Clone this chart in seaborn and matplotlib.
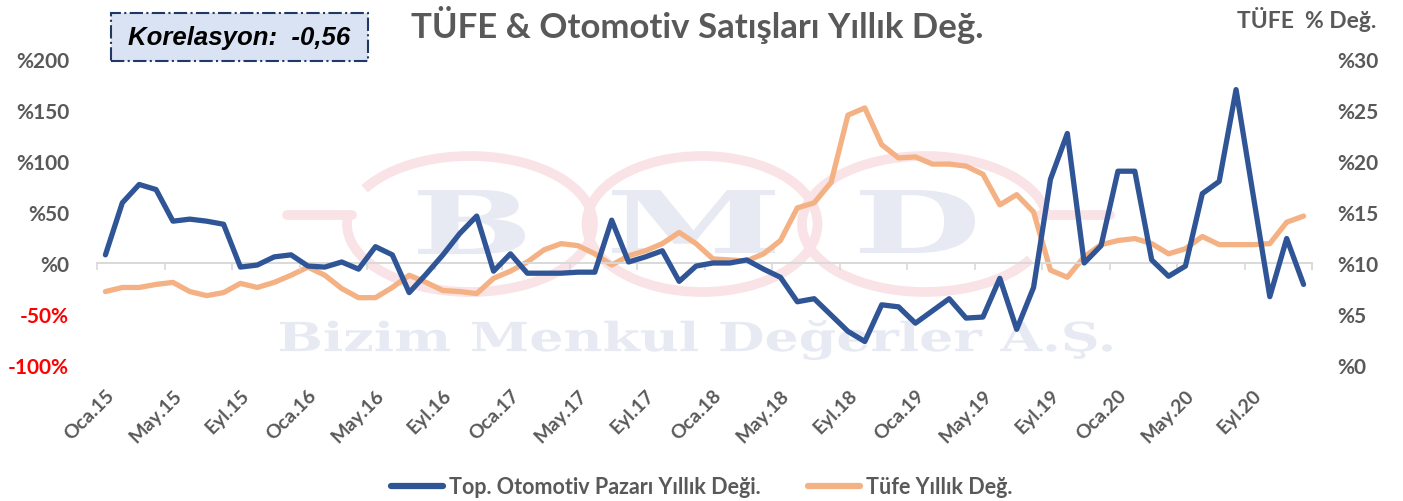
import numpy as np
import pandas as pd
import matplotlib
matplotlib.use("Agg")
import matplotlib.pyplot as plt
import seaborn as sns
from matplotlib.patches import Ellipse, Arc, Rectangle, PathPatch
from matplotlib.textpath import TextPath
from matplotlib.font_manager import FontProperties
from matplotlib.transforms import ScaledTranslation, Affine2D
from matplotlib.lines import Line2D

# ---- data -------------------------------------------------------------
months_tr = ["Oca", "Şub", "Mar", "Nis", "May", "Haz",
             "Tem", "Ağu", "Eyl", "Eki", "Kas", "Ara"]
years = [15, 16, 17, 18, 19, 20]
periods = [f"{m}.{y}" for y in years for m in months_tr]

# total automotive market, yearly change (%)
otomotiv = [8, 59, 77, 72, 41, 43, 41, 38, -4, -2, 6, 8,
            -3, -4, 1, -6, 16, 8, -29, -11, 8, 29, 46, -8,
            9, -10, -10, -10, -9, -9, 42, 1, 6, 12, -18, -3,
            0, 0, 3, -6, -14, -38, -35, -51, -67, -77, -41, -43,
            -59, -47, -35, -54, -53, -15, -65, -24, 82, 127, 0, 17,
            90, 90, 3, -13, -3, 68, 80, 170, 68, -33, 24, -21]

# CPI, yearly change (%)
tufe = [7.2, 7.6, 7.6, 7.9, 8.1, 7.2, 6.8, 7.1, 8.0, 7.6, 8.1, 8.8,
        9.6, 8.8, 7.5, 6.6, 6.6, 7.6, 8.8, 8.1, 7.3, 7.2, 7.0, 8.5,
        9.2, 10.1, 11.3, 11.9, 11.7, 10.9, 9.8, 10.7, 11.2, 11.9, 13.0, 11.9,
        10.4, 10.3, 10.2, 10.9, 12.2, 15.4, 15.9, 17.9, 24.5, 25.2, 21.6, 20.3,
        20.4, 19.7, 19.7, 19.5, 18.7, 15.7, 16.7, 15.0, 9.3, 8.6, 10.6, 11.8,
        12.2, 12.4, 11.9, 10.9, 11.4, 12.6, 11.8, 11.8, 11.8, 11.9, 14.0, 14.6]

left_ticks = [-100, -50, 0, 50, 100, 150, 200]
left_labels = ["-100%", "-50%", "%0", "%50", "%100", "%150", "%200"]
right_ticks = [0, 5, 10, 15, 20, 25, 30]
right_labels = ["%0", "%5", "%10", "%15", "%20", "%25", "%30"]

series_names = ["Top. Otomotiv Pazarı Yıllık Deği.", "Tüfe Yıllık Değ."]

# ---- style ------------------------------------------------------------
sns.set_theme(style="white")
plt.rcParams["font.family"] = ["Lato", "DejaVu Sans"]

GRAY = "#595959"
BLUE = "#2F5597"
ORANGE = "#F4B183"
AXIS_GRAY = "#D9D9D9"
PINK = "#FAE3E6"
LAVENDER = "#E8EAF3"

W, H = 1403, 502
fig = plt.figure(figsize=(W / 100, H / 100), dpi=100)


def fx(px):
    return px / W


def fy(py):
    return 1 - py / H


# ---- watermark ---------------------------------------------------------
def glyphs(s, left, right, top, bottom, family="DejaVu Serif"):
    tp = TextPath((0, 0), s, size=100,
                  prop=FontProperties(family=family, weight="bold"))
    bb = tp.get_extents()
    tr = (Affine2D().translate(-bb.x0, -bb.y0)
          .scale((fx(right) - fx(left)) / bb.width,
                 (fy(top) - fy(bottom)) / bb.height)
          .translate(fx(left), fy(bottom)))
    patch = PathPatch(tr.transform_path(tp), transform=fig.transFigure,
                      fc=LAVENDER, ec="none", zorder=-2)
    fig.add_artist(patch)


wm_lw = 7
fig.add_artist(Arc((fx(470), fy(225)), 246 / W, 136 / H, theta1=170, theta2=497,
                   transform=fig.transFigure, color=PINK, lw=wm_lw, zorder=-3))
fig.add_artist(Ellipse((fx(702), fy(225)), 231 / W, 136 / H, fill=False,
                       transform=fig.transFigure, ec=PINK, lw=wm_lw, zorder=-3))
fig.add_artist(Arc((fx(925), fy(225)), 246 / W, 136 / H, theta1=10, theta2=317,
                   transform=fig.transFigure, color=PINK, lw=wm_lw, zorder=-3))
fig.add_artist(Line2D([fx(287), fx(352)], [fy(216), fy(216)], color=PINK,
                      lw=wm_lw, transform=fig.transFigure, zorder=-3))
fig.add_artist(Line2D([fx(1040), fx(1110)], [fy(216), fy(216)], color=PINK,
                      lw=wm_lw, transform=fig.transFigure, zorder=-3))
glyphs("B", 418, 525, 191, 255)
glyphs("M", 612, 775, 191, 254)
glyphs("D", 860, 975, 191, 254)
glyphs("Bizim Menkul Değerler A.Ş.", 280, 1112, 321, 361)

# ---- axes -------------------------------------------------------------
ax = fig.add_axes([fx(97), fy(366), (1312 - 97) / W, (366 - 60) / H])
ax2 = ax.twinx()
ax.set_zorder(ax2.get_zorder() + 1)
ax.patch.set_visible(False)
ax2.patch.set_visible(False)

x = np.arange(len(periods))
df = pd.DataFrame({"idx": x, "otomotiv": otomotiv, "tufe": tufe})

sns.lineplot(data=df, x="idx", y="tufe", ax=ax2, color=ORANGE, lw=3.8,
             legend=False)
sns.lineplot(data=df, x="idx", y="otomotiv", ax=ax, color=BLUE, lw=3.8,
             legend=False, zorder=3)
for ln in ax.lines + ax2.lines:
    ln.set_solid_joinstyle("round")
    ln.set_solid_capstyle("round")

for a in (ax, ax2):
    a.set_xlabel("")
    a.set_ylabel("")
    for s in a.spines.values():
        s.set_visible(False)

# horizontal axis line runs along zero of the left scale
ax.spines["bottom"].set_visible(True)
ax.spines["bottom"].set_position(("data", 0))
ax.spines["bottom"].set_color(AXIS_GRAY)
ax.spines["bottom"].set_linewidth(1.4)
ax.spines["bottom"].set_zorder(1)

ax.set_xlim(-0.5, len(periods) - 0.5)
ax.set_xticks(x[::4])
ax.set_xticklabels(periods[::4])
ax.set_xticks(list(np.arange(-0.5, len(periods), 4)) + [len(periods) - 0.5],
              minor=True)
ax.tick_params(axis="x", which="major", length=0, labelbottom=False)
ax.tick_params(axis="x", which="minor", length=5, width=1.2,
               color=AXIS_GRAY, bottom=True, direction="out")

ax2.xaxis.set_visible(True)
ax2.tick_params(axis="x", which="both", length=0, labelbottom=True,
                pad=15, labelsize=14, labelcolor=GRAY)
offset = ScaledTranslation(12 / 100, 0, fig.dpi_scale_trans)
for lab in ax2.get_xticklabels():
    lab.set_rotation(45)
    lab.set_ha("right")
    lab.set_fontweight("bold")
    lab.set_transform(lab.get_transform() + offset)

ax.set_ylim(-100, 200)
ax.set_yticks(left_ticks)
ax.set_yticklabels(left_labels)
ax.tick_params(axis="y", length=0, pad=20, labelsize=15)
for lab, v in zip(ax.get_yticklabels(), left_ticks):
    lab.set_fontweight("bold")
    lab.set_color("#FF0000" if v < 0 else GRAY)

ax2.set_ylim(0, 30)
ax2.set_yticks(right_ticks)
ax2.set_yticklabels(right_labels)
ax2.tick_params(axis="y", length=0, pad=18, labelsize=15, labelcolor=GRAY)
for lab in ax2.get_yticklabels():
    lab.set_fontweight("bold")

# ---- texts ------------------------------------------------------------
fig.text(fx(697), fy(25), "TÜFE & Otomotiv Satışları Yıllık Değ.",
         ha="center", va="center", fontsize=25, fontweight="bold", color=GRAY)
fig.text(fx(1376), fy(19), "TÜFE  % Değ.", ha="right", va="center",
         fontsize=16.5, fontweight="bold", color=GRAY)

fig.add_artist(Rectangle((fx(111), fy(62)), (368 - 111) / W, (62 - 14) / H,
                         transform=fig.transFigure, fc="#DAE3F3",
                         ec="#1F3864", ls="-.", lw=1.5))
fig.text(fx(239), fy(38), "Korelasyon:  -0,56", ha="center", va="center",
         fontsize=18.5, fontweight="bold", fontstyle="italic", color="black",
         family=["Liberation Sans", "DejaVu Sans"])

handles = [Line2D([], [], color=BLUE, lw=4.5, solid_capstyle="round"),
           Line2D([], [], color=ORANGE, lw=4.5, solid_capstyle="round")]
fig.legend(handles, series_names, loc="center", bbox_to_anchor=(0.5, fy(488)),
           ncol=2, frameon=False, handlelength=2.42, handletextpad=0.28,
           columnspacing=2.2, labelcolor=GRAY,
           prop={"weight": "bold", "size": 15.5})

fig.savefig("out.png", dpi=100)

◆ ◆ ◆ ◆ ◆

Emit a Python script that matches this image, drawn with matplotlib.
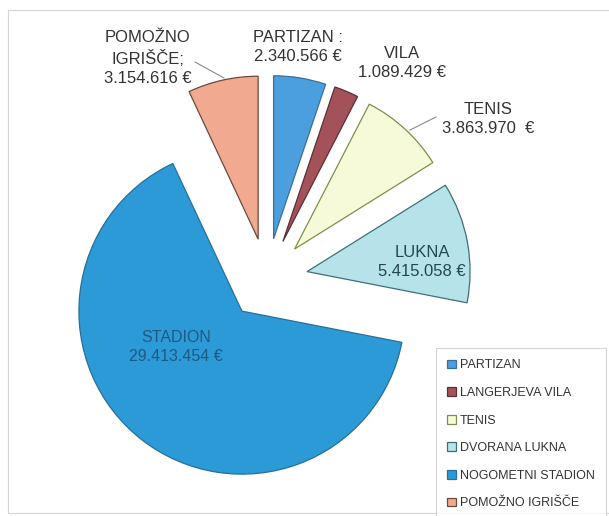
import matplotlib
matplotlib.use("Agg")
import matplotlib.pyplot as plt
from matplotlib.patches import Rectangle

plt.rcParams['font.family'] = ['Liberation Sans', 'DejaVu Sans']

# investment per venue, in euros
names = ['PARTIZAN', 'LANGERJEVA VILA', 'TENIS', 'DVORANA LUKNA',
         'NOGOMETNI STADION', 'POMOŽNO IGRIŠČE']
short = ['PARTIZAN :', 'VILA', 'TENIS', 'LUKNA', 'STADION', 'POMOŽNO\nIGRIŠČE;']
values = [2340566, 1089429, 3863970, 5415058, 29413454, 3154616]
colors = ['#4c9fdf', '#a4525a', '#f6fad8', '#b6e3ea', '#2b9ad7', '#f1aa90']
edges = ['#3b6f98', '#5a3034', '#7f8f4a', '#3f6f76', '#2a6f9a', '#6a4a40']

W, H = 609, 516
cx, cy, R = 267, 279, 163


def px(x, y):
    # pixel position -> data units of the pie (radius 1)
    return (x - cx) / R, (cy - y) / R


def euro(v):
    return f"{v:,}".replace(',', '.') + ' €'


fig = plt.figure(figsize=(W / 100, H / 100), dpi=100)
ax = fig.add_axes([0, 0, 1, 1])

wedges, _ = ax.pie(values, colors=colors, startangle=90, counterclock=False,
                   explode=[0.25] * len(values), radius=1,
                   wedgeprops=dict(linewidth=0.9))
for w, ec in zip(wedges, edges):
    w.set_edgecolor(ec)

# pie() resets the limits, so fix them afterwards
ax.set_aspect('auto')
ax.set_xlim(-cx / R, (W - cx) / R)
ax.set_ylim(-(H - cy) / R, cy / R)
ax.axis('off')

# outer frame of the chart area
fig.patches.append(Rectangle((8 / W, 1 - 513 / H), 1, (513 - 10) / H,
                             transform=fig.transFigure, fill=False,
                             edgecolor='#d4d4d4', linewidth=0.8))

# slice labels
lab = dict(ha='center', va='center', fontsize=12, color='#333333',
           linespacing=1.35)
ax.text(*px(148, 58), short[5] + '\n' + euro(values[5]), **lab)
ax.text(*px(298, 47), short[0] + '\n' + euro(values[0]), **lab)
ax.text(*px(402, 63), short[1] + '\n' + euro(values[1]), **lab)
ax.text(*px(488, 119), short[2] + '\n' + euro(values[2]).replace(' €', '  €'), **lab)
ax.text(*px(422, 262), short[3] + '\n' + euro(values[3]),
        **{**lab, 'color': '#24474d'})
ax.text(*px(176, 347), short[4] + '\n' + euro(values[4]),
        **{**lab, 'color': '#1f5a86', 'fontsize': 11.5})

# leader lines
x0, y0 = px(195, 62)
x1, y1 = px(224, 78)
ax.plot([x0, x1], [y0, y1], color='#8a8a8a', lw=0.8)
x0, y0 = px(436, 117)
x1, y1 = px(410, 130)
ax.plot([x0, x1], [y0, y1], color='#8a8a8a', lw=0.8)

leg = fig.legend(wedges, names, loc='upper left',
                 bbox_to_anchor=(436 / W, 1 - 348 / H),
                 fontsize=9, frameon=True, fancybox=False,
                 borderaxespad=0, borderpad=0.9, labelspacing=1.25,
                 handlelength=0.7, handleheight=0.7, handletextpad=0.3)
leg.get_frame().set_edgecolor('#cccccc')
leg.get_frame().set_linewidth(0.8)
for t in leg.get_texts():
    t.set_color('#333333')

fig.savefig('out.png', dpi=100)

◆ ◆ ◆ ◆ ◆

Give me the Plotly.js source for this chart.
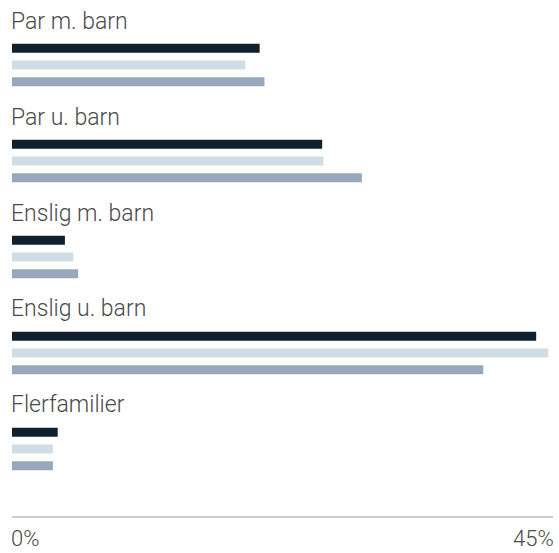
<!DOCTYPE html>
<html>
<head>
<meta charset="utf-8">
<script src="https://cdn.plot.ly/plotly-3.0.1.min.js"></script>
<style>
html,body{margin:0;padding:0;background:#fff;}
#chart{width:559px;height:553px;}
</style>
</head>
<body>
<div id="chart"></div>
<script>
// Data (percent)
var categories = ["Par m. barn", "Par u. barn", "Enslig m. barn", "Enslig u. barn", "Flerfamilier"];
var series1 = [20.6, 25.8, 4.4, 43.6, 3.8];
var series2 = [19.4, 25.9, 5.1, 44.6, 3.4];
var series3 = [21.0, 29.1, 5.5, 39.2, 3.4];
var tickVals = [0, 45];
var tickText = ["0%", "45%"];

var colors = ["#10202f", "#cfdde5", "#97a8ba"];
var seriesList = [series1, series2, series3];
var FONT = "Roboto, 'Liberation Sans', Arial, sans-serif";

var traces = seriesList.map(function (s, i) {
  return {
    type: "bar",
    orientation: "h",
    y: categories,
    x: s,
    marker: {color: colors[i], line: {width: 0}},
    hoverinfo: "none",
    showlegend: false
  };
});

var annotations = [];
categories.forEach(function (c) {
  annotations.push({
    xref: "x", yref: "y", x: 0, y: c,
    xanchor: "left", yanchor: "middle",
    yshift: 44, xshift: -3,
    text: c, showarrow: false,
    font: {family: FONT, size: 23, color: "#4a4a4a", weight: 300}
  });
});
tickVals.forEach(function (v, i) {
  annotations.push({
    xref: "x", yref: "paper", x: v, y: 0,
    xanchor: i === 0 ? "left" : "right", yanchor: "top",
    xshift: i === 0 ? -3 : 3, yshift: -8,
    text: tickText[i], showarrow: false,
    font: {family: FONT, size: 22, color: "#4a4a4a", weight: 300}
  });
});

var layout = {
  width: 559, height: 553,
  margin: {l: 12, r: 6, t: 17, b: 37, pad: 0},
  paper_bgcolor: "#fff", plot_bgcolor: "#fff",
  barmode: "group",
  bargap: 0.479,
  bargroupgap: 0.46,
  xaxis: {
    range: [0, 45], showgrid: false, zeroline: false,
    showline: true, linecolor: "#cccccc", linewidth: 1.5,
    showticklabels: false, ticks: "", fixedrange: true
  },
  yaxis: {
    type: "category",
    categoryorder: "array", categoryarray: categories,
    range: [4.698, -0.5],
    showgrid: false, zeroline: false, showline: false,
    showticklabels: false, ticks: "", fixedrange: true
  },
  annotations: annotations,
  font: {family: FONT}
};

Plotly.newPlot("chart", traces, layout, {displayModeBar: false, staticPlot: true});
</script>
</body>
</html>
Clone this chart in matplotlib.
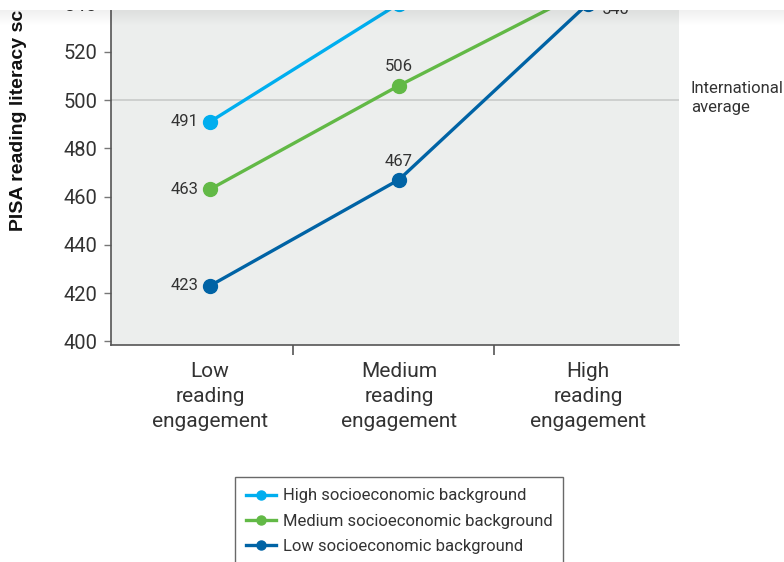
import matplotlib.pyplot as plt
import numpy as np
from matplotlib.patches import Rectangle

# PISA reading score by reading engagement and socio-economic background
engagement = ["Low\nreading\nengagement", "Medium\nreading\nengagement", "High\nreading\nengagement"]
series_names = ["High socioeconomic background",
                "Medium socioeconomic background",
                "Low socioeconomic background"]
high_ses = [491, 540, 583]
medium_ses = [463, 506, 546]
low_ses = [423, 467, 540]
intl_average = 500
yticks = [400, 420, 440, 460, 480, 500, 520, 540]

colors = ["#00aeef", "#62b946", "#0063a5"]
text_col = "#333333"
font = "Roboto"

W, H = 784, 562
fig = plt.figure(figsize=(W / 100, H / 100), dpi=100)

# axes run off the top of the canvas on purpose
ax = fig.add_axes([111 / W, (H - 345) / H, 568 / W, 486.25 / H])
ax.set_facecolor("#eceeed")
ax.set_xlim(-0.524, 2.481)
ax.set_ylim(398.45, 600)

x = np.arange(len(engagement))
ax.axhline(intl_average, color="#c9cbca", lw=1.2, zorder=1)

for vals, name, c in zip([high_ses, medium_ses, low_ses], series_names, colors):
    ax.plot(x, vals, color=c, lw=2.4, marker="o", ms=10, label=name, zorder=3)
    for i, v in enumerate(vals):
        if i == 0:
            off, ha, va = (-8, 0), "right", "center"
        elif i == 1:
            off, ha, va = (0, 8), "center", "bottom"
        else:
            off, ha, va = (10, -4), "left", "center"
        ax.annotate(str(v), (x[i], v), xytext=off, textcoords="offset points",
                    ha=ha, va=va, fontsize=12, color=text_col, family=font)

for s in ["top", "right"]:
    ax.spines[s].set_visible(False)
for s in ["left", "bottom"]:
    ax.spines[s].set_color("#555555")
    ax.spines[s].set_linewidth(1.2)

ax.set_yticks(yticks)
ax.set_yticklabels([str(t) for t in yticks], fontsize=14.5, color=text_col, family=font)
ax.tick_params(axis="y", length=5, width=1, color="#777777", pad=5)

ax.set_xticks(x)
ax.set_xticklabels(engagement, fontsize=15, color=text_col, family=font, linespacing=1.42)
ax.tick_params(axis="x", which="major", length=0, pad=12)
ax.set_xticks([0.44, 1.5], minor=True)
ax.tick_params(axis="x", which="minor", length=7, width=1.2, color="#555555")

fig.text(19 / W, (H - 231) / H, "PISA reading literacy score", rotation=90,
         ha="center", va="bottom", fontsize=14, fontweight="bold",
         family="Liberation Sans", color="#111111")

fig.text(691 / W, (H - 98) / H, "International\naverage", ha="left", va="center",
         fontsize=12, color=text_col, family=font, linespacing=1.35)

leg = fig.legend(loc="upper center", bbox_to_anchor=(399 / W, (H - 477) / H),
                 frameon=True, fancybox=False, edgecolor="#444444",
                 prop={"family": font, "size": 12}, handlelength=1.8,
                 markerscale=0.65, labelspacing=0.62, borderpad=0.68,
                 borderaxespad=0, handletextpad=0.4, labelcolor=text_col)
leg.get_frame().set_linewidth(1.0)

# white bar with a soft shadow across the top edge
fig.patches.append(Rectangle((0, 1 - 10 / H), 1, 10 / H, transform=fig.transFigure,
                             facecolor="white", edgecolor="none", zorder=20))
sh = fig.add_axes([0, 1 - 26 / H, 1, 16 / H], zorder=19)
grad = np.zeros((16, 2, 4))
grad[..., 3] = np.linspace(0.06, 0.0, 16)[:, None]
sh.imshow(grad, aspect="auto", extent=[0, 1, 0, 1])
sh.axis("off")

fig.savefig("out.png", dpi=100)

◆ ◆ ◆ ◆ ◆

*EXERCISE GOAL*: Take the material above and output only the lines from the one that contains "Clone this chart in seaborn and matplotlib." through the one that contains "from matplotlib.lines import Line2D", ends included and images left out.

*OUTPUT OF THE EXERCISE*:
Clone this chart in seaborn and matplotlib.
import numpy as np
import pandas as pd
import matplotlib
matplotlib.use("Agg")
import matplotlib.pyplot as plt
import seaborn as sns
from matplotlib.patches import Ellipse, Arc, Rectangle, PathPatch
from matplotlib.textpath import TextPath
from matplotlib.font_manager import FontProperties
from matplotlib.transforms import ScaledTranslation, Affine2D
from matplotlib.lines import Line2D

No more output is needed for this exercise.